🔗 There are two very different things called “package managers”
Earlier today, Ludovic Courtès asked these questions on Mastodon:
Are npm/crates.io just a different approach to distributing software, compared to Linux distros?
Or is there something more fundamental about their approach, how it affects user/developer relations, and how if affects user autonomy?
My take on these questions is that to me there are two fundamental differences:
1) npm/crates.io/LuaRocks (language package managers) are package managers for programmers. They ship primarily modules/libraries; apt/rpm/etc (system package managers) are package managers for end-users. I don’t expect a non-programmer to ever use cargo but I expect a Ubuntu user to use apt (even if via a GUI).
2) language package managers cut the “middleman” and allow module/library devs to make them available to other devs right away, without someone like a Debian developer having to deem them relevant/ready enough for packaging.
The fact that there is no curation is a feature for language package managers, just like the fact that there is curation is a feature for system package managers.
The reason why system package managers are curated is for end-user protection. The reason why language package managers are not curated is to provide developer autonomy. There is a wide gradient between these two things.
If as a developer you put too many hurdles between me and the library I want to use in the name of “protecting” me, I’m gonna skip your package manager and just fetch my dependencies from the upstream source.
For end-users just trying to keep their browser up-to-date, I understand the story is completely different.

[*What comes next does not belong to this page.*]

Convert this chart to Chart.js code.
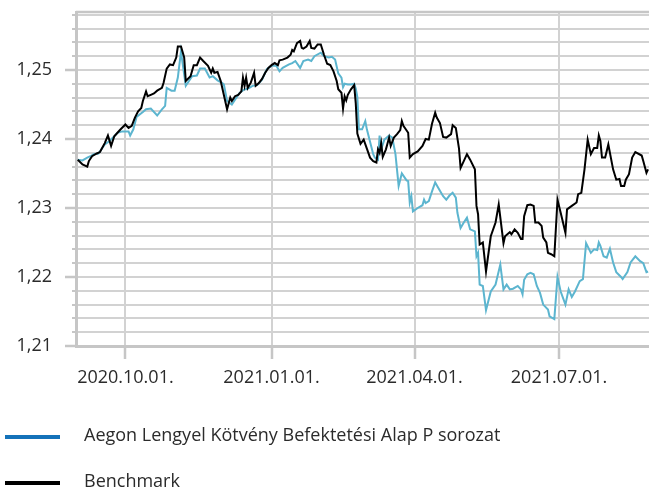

There are other practical reasons why developers use language-specific package managers, of course. One of them is dealing with dependency versioning. By having per-project trees (think of node_modules in npm), each project can define their own dependency versions, regardless of what is available system-wide (if it is available at all). This is something that happens in practice, but that is not necessarily a fundamental design difference between language and system manager. In our 2019 paper we discussed alternatives, but the approaches we suggested there are not the general state of the world today.
An aside: when talking about projects adopting or not certain package managers, one needs to keep an eye for the motivations. I’ve seen questionable arguments from companies keeping packages away from community repos (for example, to retain control over download metrics). But in my experience, I’ve only ever seen this happening to system package managers, but never to language package managers, which just seem to reiterate how different these two universes are.

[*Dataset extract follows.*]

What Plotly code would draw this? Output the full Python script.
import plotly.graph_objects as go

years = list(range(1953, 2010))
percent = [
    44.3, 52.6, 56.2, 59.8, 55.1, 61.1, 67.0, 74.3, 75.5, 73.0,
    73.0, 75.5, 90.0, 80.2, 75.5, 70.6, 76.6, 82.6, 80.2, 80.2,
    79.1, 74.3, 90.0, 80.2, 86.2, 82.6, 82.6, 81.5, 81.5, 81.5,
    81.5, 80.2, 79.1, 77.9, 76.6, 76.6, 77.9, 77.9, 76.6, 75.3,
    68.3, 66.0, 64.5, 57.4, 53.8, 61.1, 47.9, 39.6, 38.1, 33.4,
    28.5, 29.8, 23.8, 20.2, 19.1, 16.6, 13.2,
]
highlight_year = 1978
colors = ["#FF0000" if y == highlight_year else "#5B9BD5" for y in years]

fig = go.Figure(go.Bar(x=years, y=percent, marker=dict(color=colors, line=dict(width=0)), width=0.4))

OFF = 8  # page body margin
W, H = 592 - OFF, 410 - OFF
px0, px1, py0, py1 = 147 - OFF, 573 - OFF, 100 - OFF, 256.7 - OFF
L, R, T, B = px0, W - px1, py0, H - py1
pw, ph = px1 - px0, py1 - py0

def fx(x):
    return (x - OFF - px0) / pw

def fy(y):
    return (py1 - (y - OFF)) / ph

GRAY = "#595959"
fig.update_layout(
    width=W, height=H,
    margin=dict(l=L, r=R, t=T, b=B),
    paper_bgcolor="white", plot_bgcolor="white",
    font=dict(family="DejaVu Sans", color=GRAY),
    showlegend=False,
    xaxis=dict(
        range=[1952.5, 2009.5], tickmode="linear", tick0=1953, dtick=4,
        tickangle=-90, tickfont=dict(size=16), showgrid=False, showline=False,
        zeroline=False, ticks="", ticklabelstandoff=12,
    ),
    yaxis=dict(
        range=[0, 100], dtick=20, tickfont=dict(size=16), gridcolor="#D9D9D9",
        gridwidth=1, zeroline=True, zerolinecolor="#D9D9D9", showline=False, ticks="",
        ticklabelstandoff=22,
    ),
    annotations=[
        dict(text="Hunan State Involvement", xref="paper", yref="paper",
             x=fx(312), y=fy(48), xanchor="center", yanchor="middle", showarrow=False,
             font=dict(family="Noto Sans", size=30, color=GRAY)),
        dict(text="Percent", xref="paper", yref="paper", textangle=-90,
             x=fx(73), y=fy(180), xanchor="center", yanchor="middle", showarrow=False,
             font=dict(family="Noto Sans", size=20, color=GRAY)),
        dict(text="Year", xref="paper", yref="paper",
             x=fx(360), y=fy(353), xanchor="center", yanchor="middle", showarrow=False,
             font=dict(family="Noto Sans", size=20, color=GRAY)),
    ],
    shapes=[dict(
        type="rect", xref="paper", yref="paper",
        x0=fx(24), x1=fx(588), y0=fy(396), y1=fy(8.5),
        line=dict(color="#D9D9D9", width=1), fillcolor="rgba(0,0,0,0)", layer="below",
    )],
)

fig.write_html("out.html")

In an ideal world, system package managers and language package managers would be able to cross-reference each other to avoid the duplication of packaging work we see everywhere. This is something we talked about in the paper linked above. In fact, I’ve been trying to preach the gospel of cross-language links across ecosystems since at least… *checks git, or rather, cvs history*… 2003.
I’m as sympathetic to the ideal as they come, but the reality is that we need to deal with these two universes for now (…for a significant definition of “now”).
Amidst the lively debate in Mastodon, my friend Julio brought up the elephant in the room:
(puts Diogenes beard):
“Docker.”
…to which I can only nod my head in agreement and say: the success of Docker is the developer world’s tacit acknowledgement that package management has failed.
(For anyone else reading this tongue-in-cheek comment without further context: I have authored two package managers, both in the language side and distro side of the game. If that remark feels excessive, just s/has failed/is hard/, but my point still stands.)
Don’t get me wrong, package management has evolved greatly over the years, but as a community we’re still understanding it. There are two very different things that are both called package managers, and they serve different purposes. Another world is possible, but it will take a lot of gradual change, and “if only everyone would adopt my package manager where everything works” is not a solution (that applies to people living inside the bubble of their own language ecosystem as well!). Age has turned me from a revolutionary into a reformist.